Toxic(※閲覧注意)
フロアの入り口を出てすぐの所にある、簡易応接スペースのしきりの前に、ブリリアントの新しい営業担当であろうその人は立っていた。

あら、円香が言った通り、若そうな男性だ。

色白で、思わず見とれるほどに整った顔立ち。

ふわっとセットした黒髪と、シャドーストライプのスーツのさらっとした着こなしが、なかなかお洒落だ。

私と目が合った瞬間、

「ああ、夏目さんですか?初めまして」

明るい声と共に、これでもかという営業スマイルをこちらに向けた。

「ええ、初めまして。訪日外国人チームの夏目です」

私も負けじと、にっこり笑みを返す。

一応『チーム長』という、いわゆる課長のような肩書きがあるが、当然知っているだろうから、わざわざ名乗らない。
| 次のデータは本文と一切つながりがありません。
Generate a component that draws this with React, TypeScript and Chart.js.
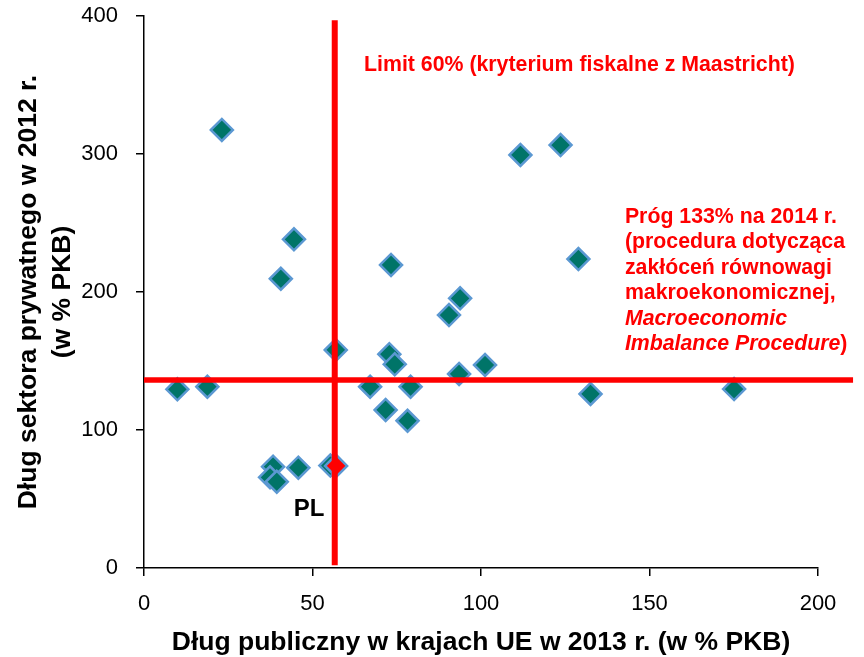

ちなみに職場では、結婚していた2年間も旧姓の夏目で働いていた。

営業という仕事柄、とても面倒だから変えなかっただけだが、今となってはとてもホッとしている。

なんだか残念な女だ。

「どうぞ、かけてください」

「失礼します」

その彼は向かいに腰かけると、すぐにすっと名刺を差し出した。

「申し遅れました。今日付けでブリリアントの外国人営業担当になりました、柴宮(しばみや)です」

差し出された名刺を受け取り、軽く目を通す。

名刺には、『外国人営業課 柴宮 大和(やまと) 』と記載されていた。

やまと……ふーん、宇宙戦艦くんか。

くだらないことを考えながら、私も「改めまして」と名刺を差し出した。